A: The stuff about the operator $A$ is just so that you'll know that $|a\rangle$ and $|b\rangle$ are orthogonal (if we assume $a \neq b$). This follows from the properties of Hermitian operators (just evaluate $\langle a | A | b\rangle$ two different ways).
Since $|a\rangle$ and $|b\rangle$ are orthogonal, they are a good choice for a basis, and we can write the matrix of $H$ in this basis. It is the operator that switches $|a\rangle$ and $|b\rangle$ (this is fairly easy to see without the matrix, but you asked for the matrix).
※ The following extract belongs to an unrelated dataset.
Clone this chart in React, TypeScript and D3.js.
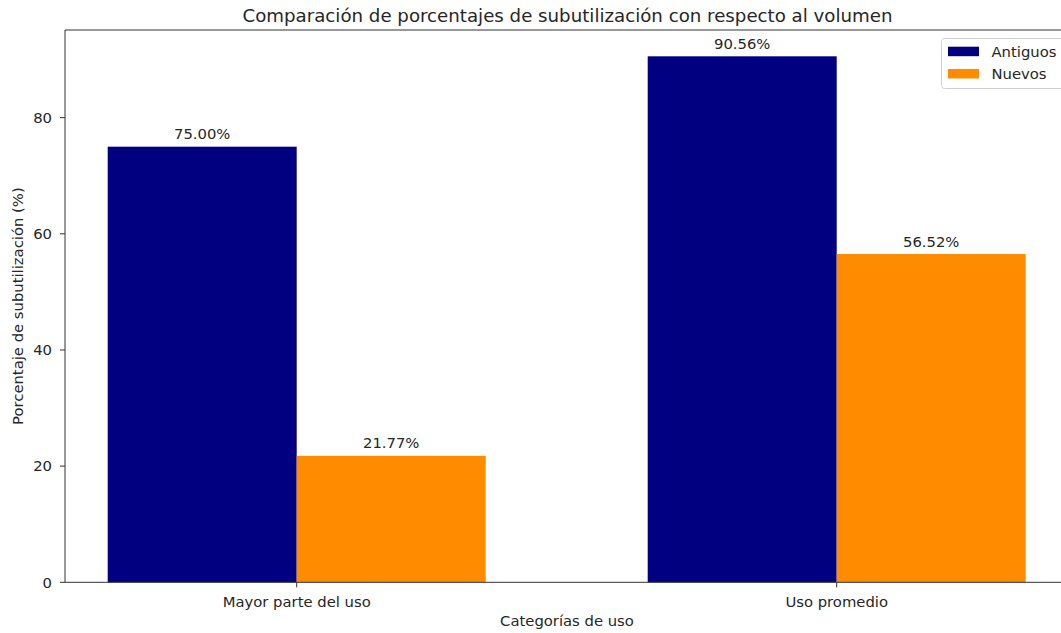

The square of this operator is the identity, so its eigenvalues are $\pm 1$.
A: Eigenvalue problems are much more general than what you see in matrices. For example, you can look for solutions to the eigenvalue problem
$ \frac{d }{d x} y = \lambda y$
solve for $\lambda$. The solution is, of course, $y = e^{\lambda x}$ and $\lambda$ can be a continuum. If you impose some other boundary conditions, you may end up with a discrete spectrum of $\lambda$.
If you insist on a matrix representation, you can use orthogonal functions as your "basis vectors" and their orthogonality relations to define an inner product. Read up about the quantum harmonic oscillator, and Hermite polynomials are an orthogonal basis to expand the solution in that also happen to solve the differential equation exactly.
A: This matrix has only 2 states $ |a> $ and $ |b> $
then ti will gbe a 2x2 matrix
with elements
$ a1,1 = <a|a><b|a>+<a|b><a|a> $
$ a1,2=a2,1 = <a|a><b|b>+<a|b><a|b> $
$a2,2 = <b|a><b|b>+ <b|b><a|b> $
From this matrix you can evaluate the eigenvalues